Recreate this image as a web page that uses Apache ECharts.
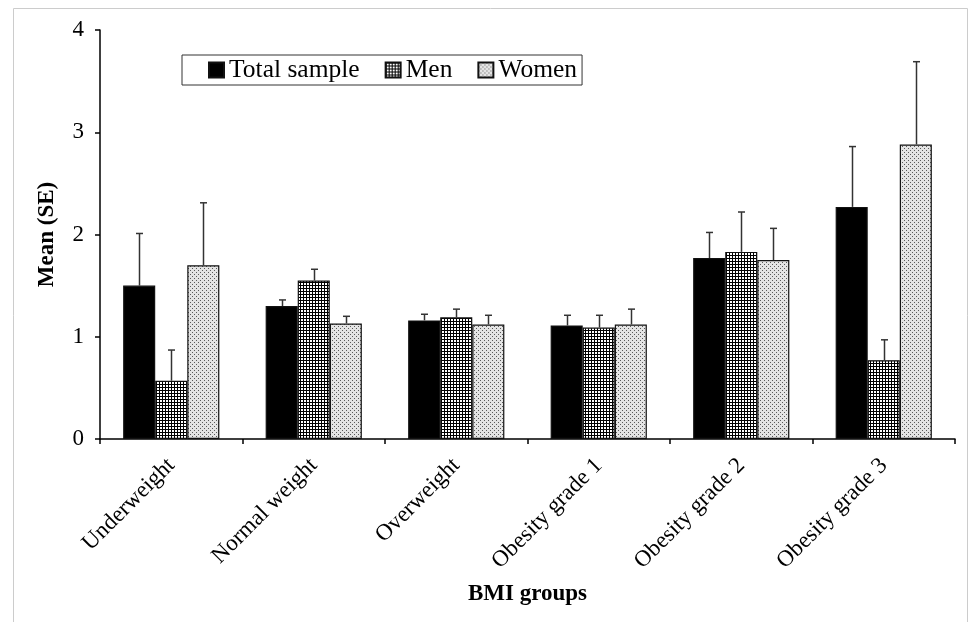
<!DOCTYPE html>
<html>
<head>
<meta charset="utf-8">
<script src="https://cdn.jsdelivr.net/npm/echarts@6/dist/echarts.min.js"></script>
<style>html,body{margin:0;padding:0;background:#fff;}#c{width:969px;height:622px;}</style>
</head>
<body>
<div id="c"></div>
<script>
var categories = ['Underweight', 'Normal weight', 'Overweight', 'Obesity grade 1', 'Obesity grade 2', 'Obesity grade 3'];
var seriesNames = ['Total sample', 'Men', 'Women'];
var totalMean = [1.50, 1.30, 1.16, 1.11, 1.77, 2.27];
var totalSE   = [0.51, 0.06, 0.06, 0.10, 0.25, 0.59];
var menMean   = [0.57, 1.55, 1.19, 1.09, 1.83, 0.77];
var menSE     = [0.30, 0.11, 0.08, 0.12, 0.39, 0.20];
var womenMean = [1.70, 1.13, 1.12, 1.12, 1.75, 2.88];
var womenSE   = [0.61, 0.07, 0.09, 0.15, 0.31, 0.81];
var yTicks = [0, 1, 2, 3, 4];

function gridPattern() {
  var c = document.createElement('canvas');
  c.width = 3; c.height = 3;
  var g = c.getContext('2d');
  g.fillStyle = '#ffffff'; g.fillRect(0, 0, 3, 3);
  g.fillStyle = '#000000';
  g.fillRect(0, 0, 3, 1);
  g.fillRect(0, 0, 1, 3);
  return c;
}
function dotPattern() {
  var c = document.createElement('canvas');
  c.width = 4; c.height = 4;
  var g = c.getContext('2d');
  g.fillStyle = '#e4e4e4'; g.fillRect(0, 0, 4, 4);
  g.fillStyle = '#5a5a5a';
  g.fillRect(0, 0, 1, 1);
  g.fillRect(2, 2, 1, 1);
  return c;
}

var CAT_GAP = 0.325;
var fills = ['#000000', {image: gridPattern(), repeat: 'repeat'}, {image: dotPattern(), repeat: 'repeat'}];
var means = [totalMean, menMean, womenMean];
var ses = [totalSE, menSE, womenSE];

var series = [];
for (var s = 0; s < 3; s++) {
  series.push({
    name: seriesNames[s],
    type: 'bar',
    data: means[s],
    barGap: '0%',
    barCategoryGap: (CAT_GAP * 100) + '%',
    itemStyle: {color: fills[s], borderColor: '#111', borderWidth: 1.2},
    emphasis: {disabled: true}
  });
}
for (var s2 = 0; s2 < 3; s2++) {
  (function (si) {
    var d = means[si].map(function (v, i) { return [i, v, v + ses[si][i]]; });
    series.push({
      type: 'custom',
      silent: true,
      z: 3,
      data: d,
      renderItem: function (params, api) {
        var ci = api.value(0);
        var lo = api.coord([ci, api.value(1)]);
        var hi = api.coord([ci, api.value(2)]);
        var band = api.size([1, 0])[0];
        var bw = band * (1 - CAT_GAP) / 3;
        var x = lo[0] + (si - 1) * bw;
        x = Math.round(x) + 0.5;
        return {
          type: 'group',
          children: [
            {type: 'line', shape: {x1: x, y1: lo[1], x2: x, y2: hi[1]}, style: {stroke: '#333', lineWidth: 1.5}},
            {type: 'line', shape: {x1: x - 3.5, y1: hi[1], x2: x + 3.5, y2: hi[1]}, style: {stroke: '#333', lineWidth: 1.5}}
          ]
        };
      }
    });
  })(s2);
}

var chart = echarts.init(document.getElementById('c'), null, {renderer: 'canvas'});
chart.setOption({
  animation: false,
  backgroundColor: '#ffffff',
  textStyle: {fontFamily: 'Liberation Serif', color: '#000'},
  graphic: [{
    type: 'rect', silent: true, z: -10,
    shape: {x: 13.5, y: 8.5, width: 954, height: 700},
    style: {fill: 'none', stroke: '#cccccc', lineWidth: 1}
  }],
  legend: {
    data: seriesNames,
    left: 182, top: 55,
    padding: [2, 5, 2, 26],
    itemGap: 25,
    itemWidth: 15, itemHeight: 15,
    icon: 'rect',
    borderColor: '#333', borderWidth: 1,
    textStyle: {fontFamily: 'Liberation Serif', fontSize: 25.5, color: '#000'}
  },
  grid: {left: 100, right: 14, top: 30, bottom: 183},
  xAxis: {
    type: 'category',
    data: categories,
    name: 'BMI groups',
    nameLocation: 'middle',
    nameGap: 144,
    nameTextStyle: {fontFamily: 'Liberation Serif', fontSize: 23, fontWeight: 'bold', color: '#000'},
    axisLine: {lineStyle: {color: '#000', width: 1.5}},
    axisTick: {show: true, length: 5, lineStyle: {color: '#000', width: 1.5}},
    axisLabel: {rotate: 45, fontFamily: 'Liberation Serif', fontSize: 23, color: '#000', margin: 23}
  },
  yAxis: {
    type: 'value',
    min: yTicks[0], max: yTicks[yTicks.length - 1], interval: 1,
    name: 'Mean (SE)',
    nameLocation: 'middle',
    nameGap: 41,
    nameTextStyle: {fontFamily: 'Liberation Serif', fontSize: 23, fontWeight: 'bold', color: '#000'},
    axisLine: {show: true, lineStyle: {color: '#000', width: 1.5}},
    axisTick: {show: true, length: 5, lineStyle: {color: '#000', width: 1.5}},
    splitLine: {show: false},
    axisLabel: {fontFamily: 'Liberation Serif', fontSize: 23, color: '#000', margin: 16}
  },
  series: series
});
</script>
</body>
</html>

Task statement
Give again, word for word, every line from the top of the data through the line with "var yTicks = [0, 1, 2, 3, 4];", both ends included, and exclude the pictures.

Exercise output
Recreate this image as a web page that uses Apache ECharts.
<!DOCTYPE html>
<html>
<head>
<meta charset="utf-8">
<script src="https://cdn.jsdelivr.net/npm/echarts@6/dist/echarts.min.js"></script>
<style>html,body{margin:0;padding:0;background:#fff;}#c{width:969px;height:622px;}</style>
</head>
<body>
<div id="c"></div>
<script>
var categories = ['Underweight', 'Normal weight', 'Overweight', 'Obesity grade 1', 'Obesity grade 2', 'Obesity grade 3'];
var seriesNames = ['Total sample', 'Men', 'Women'];
var totalMean = [1.50, 1.30, 1.16, 1.11, 1.77, 2.27];
var totalSE   = [0.51, 0.06, 0.06, 0.10, 0.25, 0.59];
var menMean   = [0.57, 1.55, 1.19, 1.09, 1.83, 0.77];
var menSE     = [0.30, 0.11, 0.08, 0.12, 0.39, 0.20];
var womenMean = [1.70, 1.13, 1.12, 1.12, 1.75, 2.88];
var womenSE   = [0.61, 0.07, 0.09, 0.15, 0.31, 0.81];
var yTicks = [0, 1, 2, 3, 4];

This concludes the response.